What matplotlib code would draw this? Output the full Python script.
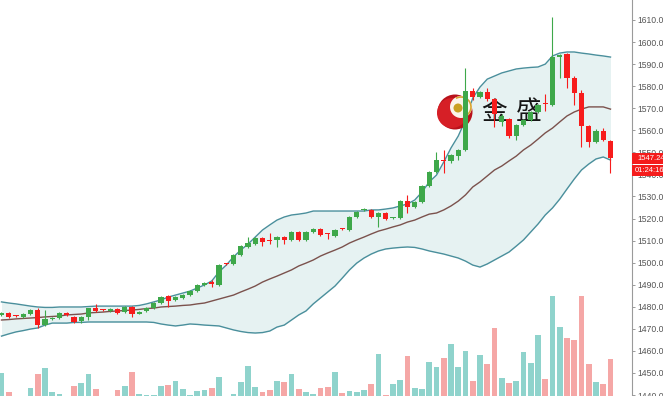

---+---

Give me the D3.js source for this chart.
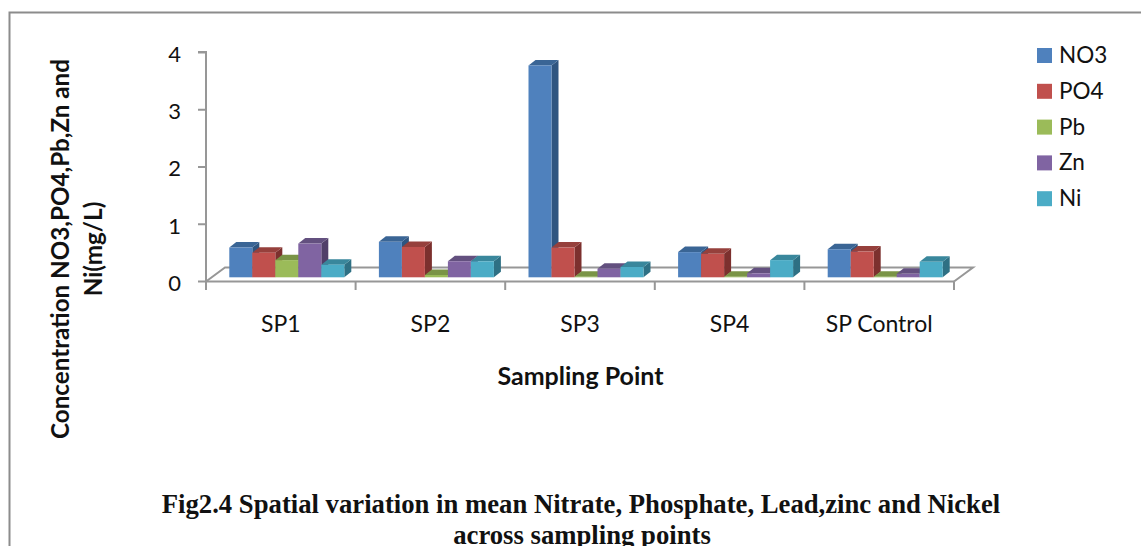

---+---

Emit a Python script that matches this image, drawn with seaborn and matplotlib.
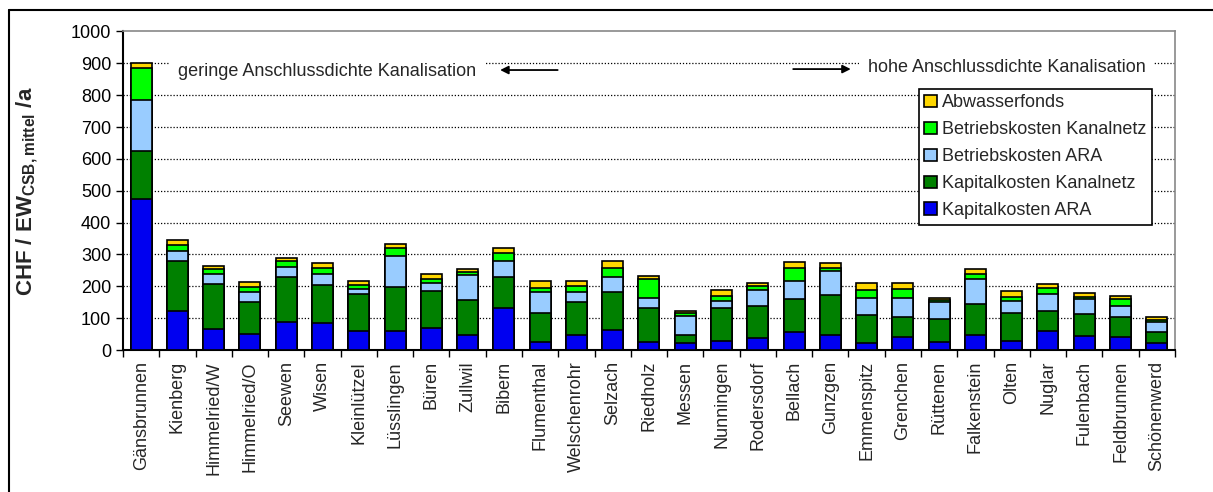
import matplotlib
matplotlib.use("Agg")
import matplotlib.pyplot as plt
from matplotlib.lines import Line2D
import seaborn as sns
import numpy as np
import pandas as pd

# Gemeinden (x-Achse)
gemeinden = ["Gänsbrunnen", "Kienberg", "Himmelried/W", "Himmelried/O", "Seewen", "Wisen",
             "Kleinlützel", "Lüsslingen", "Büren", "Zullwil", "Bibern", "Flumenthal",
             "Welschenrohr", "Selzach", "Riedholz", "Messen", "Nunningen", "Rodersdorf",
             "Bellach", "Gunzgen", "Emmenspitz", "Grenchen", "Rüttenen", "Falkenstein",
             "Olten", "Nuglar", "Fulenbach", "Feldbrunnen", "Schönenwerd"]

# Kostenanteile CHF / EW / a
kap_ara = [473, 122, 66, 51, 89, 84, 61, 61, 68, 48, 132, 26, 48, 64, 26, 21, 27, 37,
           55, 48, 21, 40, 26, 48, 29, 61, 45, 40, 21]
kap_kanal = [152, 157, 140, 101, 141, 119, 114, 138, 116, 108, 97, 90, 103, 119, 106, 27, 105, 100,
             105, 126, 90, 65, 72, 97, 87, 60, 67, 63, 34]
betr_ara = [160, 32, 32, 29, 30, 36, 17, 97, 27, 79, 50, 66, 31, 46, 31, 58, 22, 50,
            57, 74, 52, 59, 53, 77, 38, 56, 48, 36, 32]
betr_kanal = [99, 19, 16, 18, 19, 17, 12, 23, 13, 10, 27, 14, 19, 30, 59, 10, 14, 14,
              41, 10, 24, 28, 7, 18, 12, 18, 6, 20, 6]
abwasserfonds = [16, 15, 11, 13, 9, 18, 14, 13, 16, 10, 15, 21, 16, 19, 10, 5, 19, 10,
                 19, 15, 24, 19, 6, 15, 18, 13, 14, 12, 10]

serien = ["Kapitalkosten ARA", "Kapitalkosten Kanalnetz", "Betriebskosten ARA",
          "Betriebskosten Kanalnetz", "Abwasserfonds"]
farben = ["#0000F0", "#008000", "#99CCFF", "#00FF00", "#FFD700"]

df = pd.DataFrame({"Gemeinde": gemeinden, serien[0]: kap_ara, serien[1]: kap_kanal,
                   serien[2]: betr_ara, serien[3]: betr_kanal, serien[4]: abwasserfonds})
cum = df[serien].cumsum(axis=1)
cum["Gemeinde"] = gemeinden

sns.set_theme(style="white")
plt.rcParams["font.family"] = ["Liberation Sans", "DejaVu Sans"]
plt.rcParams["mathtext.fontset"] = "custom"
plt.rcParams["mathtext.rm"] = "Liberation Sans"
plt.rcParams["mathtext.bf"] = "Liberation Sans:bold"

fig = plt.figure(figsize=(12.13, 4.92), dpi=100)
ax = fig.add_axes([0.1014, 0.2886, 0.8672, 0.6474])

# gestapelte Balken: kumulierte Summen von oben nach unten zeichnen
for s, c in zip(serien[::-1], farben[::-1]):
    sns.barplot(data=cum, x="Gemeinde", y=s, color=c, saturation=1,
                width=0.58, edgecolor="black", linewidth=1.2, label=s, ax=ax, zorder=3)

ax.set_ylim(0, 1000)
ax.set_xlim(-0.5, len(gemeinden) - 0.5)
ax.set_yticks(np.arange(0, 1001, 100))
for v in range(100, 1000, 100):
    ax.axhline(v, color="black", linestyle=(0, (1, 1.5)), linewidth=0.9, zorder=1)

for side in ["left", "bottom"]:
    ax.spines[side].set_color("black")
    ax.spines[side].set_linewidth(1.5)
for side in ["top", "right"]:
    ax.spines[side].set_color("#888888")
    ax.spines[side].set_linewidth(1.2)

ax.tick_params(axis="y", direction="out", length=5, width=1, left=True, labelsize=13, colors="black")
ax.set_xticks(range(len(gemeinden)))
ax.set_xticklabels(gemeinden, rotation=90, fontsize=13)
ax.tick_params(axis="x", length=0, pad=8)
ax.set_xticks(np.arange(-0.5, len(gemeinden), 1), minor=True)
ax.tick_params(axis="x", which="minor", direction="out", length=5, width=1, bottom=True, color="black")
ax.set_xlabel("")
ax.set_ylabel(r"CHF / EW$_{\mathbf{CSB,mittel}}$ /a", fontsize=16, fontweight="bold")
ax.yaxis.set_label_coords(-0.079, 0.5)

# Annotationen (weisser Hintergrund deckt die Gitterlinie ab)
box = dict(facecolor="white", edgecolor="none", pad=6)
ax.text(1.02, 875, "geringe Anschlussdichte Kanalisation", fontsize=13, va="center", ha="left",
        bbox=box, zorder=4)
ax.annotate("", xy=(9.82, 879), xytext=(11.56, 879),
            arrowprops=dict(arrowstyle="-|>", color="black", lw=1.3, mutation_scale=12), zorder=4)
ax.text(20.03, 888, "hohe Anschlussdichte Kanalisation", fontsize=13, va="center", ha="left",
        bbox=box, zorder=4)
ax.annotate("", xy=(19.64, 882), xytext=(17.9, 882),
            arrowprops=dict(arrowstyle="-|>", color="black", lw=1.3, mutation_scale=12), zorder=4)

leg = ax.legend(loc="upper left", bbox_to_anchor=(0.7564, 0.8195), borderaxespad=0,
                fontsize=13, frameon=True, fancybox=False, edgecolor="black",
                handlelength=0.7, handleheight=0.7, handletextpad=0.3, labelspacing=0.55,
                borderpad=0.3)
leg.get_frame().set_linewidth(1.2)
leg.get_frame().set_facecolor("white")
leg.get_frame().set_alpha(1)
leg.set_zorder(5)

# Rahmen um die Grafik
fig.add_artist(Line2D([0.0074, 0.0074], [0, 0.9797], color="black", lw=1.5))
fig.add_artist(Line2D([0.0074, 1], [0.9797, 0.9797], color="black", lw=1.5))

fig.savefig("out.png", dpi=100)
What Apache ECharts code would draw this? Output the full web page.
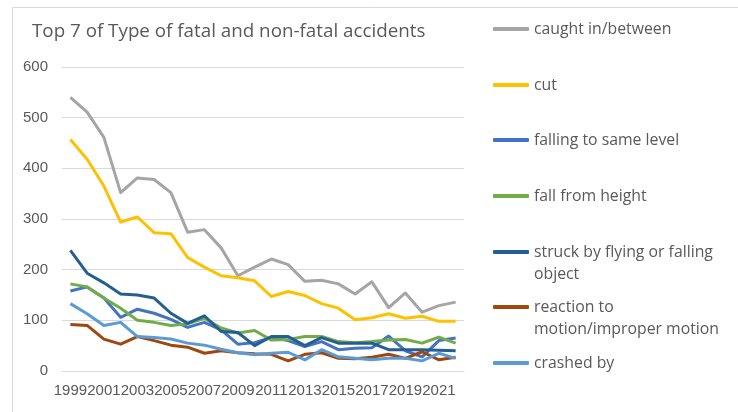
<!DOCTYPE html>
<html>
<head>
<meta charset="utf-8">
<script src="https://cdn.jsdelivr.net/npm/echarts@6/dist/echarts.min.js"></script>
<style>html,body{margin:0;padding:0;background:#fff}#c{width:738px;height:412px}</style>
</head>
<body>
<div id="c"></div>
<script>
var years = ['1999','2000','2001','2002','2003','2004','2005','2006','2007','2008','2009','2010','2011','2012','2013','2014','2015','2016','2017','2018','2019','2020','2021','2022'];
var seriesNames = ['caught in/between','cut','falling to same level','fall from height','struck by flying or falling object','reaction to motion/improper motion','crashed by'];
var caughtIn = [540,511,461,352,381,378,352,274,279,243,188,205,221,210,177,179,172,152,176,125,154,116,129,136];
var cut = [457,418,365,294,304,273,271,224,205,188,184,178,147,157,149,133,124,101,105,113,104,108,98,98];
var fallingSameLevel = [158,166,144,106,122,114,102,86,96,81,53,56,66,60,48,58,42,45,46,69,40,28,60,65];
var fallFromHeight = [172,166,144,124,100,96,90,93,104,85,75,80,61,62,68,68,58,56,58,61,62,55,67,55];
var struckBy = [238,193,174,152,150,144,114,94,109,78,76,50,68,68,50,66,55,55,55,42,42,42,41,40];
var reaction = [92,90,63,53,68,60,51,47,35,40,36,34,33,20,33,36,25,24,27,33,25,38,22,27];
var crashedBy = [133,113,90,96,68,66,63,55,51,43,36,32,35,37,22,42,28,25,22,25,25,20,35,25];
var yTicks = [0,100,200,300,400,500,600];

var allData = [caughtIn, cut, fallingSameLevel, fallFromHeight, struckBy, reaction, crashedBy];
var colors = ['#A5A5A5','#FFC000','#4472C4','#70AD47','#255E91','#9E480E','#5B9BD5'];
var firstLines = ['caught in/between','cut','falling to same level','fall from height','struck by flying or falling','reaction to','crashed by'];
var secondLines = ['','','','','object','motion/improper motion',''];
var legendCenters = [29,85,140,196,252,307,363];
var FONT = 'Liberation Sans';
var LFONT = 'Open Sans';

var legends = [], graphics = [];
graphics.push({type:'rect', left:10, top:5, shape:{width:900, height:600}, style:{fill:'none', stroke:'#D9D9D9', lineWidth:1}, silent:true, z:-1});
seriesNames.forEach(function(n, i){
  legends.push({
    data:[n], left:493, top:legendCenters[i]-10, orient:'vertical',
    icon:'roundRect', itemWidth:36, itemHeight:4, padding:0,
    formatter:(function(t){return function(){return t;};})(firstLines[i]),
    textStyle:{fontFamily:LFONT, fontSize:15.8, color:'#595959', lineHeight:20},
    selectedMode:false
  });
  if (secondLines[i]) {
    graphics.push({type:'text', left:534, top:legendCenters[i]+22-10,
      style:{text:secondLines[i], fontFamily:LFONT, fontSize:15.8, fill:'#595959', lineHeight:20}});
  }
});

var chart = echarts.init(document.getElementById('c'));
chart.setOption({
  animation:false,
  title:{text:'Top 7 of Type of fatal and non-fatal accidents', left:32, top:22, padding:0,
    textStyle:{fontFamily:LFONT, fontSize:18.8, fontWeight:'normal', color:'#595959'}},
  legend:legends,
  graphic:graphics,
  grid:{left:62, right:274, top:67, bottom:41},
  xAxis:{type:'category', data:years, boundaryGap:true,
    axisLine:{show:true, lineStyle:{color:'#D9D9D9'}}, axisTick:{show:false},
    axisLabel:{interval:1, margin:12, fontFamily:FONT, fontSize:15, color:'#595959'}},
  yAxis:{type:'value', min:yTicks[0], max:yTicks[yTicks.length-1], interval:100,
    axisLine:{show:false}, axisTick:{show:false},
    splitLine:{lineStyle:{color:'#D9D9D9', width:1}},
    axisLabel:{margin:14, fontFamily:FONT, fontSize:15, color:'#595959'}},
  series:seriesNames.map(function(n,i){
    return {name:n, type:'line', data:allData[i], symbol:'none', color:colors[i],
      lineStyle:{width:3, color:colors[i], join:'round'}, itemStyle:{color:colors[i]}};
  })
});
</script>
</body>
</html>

---+---

Task requirements
Find the lines that include the string "full", then copy each of them.

Reply
What matplotlib code would draw this? Output the full Python script.
What Apache ECharts code would draw this? Output the full web page.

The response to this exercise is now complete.